For those who don't know Part 7 (Determinants)

$\quad \quad \quad \quad \quad \left| \begin{matrix} x-y & y & x \\ (x-y)(x+y) & { y }^{ 2 } & { x }^{ 2 }+xy \\ (x-y)({ x }^{ 2 }+xy+{ y }^{ 2 }) & { y }^{ 3 } & { x }^{ 3 }+{ x }^{ 2 }y+x{ y }^{ 2 } \end{matrix} \right| \\ \quad \quad \quad \quad \quad \left| \begin{matrix} x-y & y & x \\ (x-y)(x+y)) & { y }^{ 2 } & { x(x }+y) \\ (x-y)({ x }^{ 2 }+xy+{ y }^{ 2 }) & { y }^{ 3 } & { x(x }^{ 2 }+{ x }y+{ y }^{ 2 }) \end{matrix} \right|$

By taking common factors $(x-y)$ from ${ C }_{ 1 }$ , y from ${ C }_{ 2 }$ and x from ${ C }_{ 3 }$ .

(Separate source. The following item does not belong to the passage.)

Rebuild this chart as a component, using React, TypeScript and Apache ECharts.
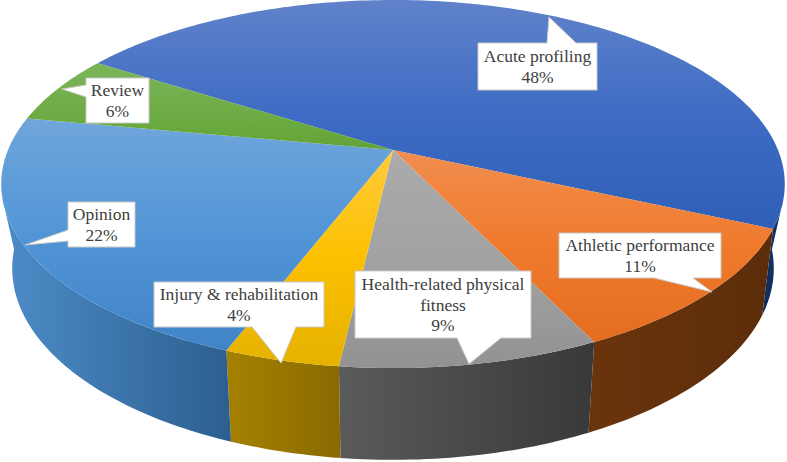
import React, { useEffect, useRef } from "react";
import * as echarts from "echarts";

const labelLines = [["Acute profiling"], ["Athletic performance"], ["Health-related physical", "fitness"], ["Injury & rehabilitation"], ["Opinion"], ["Review"]];
const shares = [47.7, 11.1, 9.0, 4.0, 22.1, 6.1];
const topColors = [
  ["#6082ca", "#3e6cc4", "#2f5fb6"],
  ["#f18e50", "#f07a2c", "#e46c1f"],
  ["#ababab", "#a2a2a2", "#929292"],
  ["#ffcb3c", "#fdc000", "#e5b200"],
  ["#70a6dc", "#5295d6", "#4084c8"],
  ["#7ab55a", "#70ad47", "#62a336"],
];
const wallColors = [
  ["#0f2c58", "#14366b"],
  ["#6a340c", "#5c2d0b"],
  ["#5a5a5a", "#393939"],
  ["#a68100", "#896a00"],
  ["#4d8cc8", "#2c5f90"],
  ["#3f6a28", "#3f6a28"],
];

// geometry of the tilted disc
const START_ANGLE = 212.5;
const CX = 393, APEX_Y = 150, RX = 385, PERSP = -0.185, RISE = 150;
const BASE_X = 0.972, BASE_Y_SLOPE = 1.04, BASE_Y_OFFSET = 77;
const TOP_FROM = 15, TOP_TO = 165, BASE_FROM = 5, BASE_TO = 175;
const LINE_STEP = 20.7;

// callout boxes: [left, top, right, bottom], tail [base1, tip, base2]
const calloutBoxes = [
  { box: [478, 43, 597, 90], tail: [[547, 43], [549, 17], [576, 43]], side: "top" },
  { box: [559, 233, 721, 278], tail: [[693, 278], [712, 292], [654, 278]], side: "bottom" },
  { box: [355, 271, 531, 338], tail: [[501, 338], [469, 364], [457, 338]], side: "bottom" },
  { box: [154, 282, 324, 327], tail: [[296, 327], [281, 363], [252, 327]], side: "bottom" },
  { box: [68, 202, 135, 247], tail: [[68, 241], [25, 245], [68, 230]], side: "left" },
  { box: [86, 78, 149, 123], tail: [[86, 97], [62, 89], [86, 85]], side: "left" },
];

const rim = (deg: number) => {
  const t = (deg * Math.PI) / 180;
  const s = Math.sin(t), c = Math.cos(t);
  const w = 1 + PERSP * s;
  return [CX + (RX * c) / w, (RISE * s + APEX_Y) / w];
};
const base = (p: number[]) => [CX + (p[0] - CX) * BASE_X, p[1] * BASE_Y_SLOPE + BASE_Y_OFFSET];

const range = (a: number, b: number) => {
  const pts: number[] = [];
  const n = Math.max(2, Math.ceil(Math.abs(b - a)));
  for (let i = 0; i <= n; i++) pts.push(a + ((b - a) * i) / n);
  return pts;
};

const grad = (stops: string[], horizontal: boolean) => ({
  type: "linear",
  x: 0, y: 0,
  x2: horizontal ? 1 : 0,
  y2: horizontal ? 0 : 1,
  colorStops: stops.map((color, i) => ({ offset: i / (stops.length - 1), color })),
});

const sliceRows: number[][] = [];
{
  let a = START_ANGLE;
  shares.forEach((v, i) => {
    const sweep = (v / 100) * 360;
    sliceRows.push([a, a + sweep, i]);
    a += sweep;
  });
}

const wallPieces = (a: number, b: number) => {
  const out: number[][] = [];
  for (const shift of [0, 360]) {
    const bLo = Math.max(a, BASE_FROM + shift);
    const bHi = Math.min(b, BASE_TO + shift);
    if (bHi <= bLo) continue;
    const tLo = Math.max(a, TOP_FROM + shift);
    const tHi = Math.min(b, TOP_TO + shift);
    const top = tHi > tLo ? range(tLo, tHi).map(rim) : [];
    const bottom = range(bLo, bHi).map(rim).map(base).reverse();
    out.push([...top, ...bottom] as any);
  }
  return out as unknown as number[][][];
};

export default function App() {
  const ref = useRef<HTMLDivElement>(null);
  useEffect(() => {
    document.body.style.margin = "0";
    const chart = echarts.init(ref.current!, null, { renderer: "svg" });
    const graphics: any[] = [];
    calloutBoxes.forEach((c, i) => {
      const [l, t, r, b] = c.box;
      let pts: number[][];
      if (c.side === "top") pts = [[l, t], ...c.tail, [r, t], [r, b], [l, b]];
      else if (c.side === "bottom") pts = [[l, t], [r, t], [r, b], ...c.tail, [l, b]];
      else pts = [[l, t], [r, t], [r, b], [l, b], ...c.tail];
      graphics.push({
        type: "polygon",
        z: 10,
        shape: { points: pts },
        style: { fill: "#ffffff", stroke: "#c9c9c9", lineWidth: 1 },
      });
      const lines = [...labelLines[i], `${Math.round(shares[i])}%`];
      const midY = (t + b) / 2;
      lines.forEach((line, k) => {
        graphics.push({
          type: "text",
          z: 11,
          x: (l + r) / 2,
          y: midY + (k - (lines.length - 1) / 2) * LINE_STEP,
          style: {
            text: line,
            fill: "#404040",
            fontFamily: "Liberation Serif",
            fontSize: 17.5,
            align: "center",
            verticalAlign: "middle",
          },
        });
      });
    });
    chart.setOption({
      animation: false,
      backgroundColor: "#ffffff",
      graphic: { elements: graphics },
      series: [
        {
          type: "custom",
          coordinateSystem: "none",
          silent: true,
          name: "side",
          data: sliceRows,
          renderItem: (_p: any, api: any) => {
            const i = api.value(2);
            const children = wallPieces(api.value(0), api.value(1)).map((points) => ({
              type: "polygon",
              shape: { points },
              style: { fill: grad(wallColors[i], true) },
            }));
            return { type: "group", children };
          },
        },
        {
          type: "custom",
          coordinateSystem: "none",
          silent: true,
          name: "top",
          data: sliceRows,
          renderItem: (_p: any, api: any) => {
            const i = api.value(2);
            const pts = [[CX, APEX_Y], ...range(api.value(0), api.value(1)).map(rim)];
            return {
              type: "polygon",
              shape: { points: pts },
              style: { fill: grad(topColors[i], false) },
            };
          },
        },
      ],
    });
    return () => chart.dispose();
  }, []);
  return <div ref={ref} style={{ width: 787, height: 462 }} />;
}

$xy(x-y)\left| \begin{matrix} 1 & 1 & 1 \\ (x+y) & { y } & { (x }+y) \\ ({ x }^{ 2 }+xy+{ y }^{ 2 }) & { y }^{ 2 } & { (x }^{ 2 }+{ x }y+{ y }^{ 2 }) \end{matrix} \right|$

One of the proprieties of determinant is when two rows or two columns are equal ,the determinant equals to $0$

$\because { C }_{ 1 }={ C }_{ 3 }\\ \therefore xy(x-y)[0]=\boxed { 0 }$

• If we look closely enough, we can figure it out that the first column and the third column are equal.
• The third column is the result of the first column times $( \frac{x}{x - y} )$ .
• As result, when two or more columns are equal, the determinant is zero.